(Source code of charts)
═══
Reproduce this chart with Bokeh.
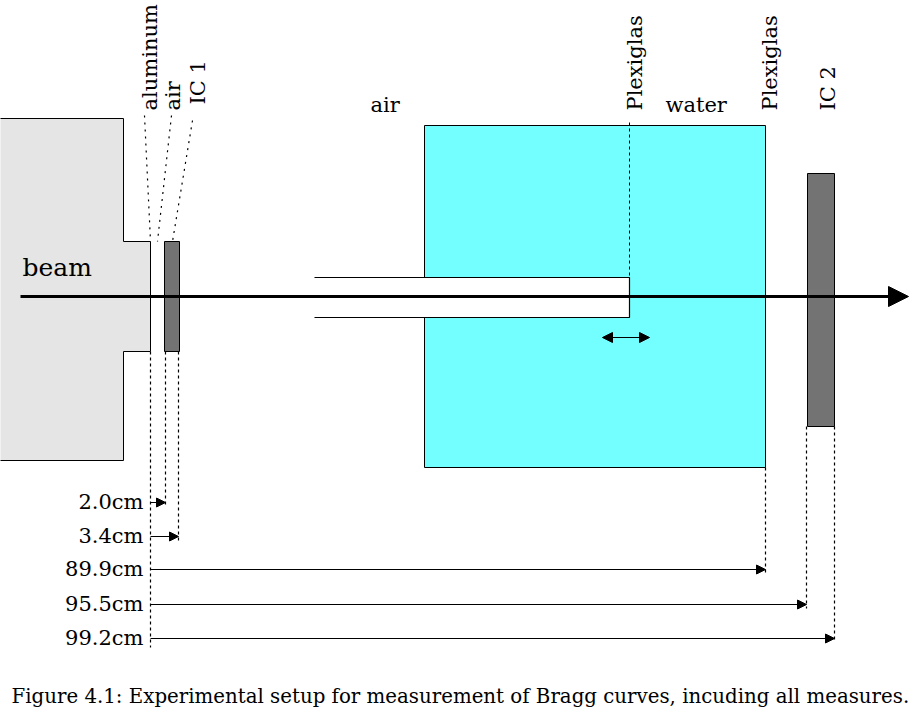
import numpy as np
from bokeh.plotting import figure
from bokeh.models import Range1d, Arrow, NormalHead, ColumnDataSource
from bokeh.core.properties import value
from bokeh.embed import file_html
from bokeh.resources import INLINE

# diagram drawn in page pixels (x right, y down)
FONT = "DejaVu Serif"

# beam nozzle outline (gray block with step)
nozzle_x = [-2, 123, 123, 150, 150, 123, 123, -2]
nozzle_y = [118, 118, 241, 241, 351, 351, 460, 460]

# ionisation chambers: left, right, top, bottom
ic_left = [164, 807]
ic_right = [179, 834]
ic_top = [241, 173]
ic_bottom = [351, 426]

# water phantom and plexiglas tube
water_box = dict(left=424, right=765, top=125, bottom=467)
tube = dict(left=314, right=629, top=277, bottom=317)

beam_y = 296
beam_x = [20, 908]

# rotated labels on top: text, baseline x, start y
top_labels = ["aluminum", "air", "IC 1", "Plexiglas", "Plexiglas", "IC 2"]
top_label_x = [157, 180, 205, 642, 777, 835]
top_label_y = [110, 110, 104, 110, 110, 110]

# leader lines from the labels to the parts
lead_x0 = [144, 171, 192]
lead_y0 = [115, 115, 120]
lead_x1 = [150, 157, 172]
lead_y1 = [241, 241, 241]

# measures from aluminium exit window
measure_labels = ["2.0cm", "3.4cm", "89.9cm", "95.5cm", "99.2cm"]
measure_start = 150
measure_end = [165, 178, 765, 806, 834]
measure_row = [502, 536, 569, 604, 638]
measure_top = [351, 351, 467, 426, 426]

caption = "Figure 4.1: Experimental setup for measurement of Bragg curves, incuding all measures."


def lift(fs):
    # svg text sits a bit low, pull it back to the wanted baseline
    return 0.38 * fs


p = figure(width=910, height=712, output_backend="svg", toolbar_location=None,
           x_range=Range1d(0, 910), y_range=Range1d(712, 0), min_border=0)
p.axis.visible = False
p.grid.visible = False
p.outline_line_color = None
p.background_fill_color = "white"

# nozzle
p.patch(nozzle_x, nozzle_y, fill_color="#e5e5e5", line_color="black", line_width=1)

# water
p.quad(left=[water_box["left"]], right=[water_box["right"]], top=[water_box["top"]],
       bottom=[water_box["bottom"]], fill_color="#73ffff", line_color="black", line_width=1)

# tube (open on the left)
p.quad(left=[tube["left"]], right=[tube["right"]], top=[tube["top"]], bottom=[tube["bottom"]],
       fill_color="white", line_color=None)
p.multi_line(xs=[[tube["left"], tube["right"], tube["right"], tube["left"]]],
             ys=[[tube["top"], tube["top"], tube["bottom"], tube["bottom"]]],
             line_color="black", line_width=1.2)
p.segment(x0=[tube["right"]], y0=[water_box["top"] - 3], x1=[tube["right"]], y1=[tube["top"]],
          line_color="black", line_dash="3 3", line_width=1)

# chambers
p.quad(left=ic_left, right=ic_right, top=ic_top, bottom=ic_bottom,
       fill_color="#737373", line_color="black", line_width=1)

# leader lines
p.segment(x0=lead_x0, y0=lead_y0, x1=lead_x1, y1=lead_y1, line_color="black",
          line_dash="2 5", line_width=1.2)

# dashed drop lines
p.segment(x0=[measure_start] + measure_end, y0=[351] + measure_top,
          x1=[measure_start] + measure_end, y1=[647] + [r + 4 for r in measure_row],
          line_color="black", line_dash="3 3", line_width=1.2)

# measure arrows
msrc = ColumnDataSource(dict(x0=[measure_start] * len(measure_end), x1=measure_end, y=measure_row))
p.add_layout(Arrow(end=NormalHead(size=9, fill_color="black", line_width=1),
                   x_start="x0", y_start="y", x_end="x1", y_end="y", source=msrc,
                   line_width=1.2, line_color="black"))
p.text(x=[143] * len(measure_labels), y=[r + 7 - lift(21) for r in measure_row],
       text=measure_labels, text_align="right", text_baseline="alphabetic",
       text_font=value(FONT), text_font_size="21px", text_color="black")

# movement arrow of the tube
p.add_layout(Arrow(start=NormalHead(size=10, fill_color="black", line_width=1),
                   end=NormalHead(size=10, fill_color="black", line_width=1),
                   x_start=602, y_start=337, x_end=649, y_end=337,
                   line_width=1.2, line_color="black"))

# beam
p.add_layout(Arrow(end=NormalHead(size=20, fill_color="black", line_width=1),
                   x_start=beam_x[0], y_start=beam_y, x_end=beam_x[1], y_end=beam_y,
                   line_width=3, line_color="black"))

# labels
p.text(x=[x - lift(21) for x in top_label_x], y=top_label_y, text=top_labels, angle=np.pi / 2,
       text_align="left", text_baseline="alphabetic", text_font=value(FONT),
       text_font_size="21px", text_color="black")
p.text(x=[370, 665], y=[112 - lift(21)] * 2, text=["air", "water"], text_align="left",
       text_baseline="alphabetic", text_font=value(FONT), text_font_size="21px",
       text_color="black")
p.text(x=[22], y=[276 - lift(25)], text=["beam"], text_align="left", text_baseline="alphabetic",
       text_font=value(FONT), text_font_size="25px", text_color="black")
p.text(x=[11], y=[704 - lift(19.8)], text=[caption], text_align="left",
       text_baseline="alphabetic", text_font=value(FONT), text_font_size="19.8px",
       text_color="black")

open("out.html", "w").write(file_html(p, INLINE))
═══
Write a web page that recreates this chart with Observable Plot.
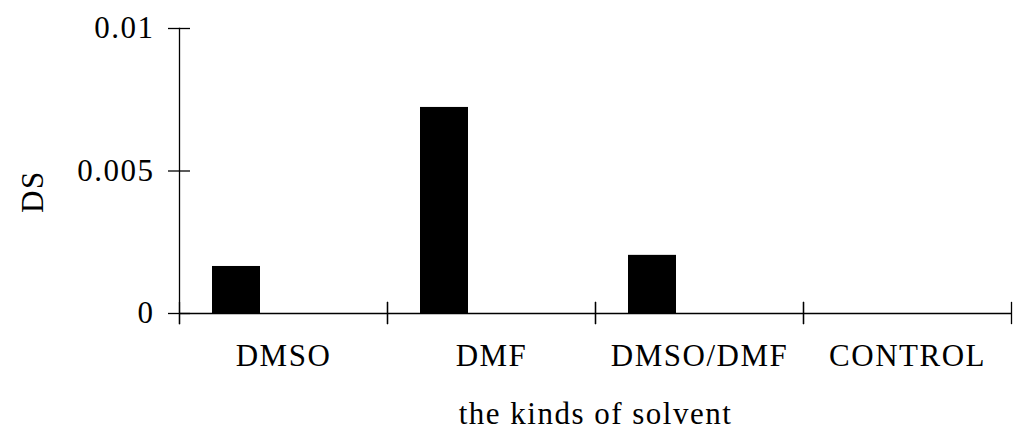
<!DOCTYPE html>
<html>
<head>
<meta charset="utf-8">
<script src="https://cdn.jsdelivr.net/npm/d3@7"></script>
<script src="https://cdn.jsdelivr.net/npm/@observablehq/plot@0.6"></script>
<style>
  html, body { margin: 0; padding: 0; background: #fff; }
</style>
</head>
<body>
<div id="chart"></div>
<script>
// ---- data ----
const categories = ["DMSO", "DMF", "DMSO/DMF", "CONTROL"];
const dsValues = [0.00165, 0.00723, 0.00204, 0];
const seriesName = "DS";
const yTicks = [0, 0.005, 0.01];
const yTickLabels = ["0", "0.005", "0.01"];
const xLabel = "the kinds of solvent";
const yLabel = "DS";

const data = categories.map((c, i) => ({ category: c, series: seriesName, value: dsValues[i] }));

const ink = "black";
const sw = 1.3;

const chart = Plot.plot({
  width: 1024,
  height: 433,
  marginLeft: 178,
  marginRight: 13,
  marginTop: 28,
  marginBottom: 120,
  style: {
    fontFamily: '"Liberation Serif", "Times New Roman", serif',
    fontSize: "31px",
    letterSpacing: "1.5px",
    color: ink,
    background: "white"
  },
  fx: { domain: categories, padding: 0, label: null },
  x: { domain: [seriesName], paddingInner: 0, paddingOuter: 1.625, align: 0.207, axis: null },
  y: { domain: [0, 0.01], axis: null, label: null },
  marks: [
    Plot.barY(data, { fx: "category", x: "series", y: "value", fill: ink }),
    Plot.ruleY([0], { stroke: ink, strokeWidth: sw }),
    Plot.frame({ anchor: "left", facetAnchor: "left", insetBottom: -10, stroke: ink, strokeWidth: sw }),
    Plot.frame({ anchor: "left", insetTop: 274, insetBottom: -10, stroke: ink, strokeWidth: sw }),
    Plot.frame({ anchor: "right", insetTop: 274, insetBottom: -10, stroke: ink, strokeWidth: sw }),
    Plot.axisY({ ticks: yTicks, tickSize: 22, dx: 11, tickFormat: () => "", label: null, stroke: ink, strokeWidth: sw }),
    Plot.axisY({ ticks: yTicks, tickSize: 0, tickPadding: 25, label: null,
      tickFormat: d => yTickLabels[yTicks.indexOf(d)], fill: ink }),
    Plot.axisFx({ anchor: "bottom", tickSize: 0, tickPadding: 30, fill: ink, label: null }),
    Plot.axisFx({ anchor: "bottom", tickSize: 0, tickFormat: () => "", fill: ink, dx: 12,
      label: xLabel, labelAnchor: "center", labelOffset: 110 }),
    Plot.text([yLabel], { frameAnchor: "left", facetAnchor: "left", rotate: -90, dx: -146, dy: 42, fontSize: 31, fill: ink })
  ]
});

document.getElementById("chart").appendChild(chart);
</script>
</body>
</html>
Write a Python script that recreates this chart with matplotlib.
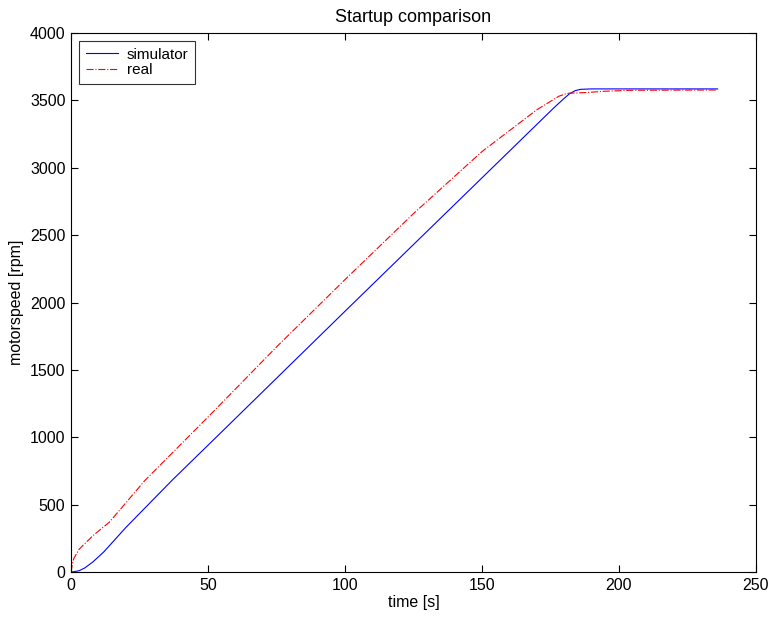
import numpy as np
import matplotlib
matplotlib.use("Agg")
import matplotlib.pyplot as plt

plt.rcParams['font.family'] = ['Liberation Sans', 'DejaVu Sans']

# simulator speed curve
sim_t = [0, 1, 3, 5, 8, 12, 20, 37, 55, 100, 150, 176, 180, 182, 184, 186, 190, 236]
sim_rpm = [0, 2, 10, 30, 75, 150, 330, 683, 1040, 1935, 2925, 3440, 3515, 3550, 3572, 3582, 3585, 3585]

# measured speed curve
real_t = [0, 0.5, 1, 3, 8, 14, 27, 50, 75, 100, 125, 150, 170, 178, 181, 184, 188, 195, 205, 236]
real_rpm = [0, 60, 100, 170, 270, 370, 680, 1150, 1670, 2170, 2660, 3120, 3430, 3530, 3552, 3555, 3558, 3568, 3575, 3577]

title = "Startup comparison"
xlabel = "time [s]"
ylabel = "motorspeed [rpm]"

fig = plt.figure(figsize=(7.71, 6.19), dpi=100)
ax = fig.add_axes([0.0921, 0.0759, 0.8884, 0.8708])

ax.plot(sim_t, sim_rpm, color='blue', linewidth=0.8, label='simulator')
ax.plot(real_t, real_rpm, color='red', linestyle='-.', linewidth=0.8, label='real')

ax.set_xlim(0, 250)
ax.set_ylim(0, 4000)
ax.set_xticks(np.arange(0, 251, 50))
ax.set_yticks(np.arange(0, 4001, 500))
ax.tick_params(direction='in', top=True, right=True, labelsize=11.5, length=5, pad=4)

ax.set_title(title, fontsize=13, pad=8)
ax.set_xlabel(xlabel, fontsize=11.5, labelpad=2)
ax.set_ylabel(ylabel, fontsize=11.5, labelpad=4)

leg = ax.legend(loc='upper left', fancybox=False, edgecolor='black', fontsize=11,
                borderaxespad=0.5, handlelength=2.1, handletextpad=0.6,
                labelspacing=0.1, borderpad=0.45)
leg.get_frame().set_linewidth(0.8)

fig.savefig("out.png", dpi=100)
═══
▸ WHAT IS EXPECTED: Your task is to reproduce only the lines from the one with "Reproduce this chart with Bokeh." through the one with "ic_bottom = [351, 426]", keeping both ends. Skip every picture.

▸ WRITTEN ANSWER:
Reproduce this chart with Bokeh.
import numpy as np
from bokeh.plotting import figure
from bokeh.models import Range1d, Arrow, NormalHead, ColumnDataSource
from bokeh.core.properties import value
from bokeh.embed import file_html
from bokeh.resources import INLINE

# diagram drawn in page pixels (x right, y down)
FONT = "DejaVu Serif"

# beam nozzle outline (gray block with step)
nozzle_x = [-2, 123, 123, 150, 150, 123, 123, -2]
nozzle_y = [118, 118, 241, 241, 351, 351, 460, 460]

# ionisation chambers: left, right, top, bottom
ic_left = [164, 807]
ic_right = [179, 834]
ic_top = [241, 173]
ic_bottom = [351, 426]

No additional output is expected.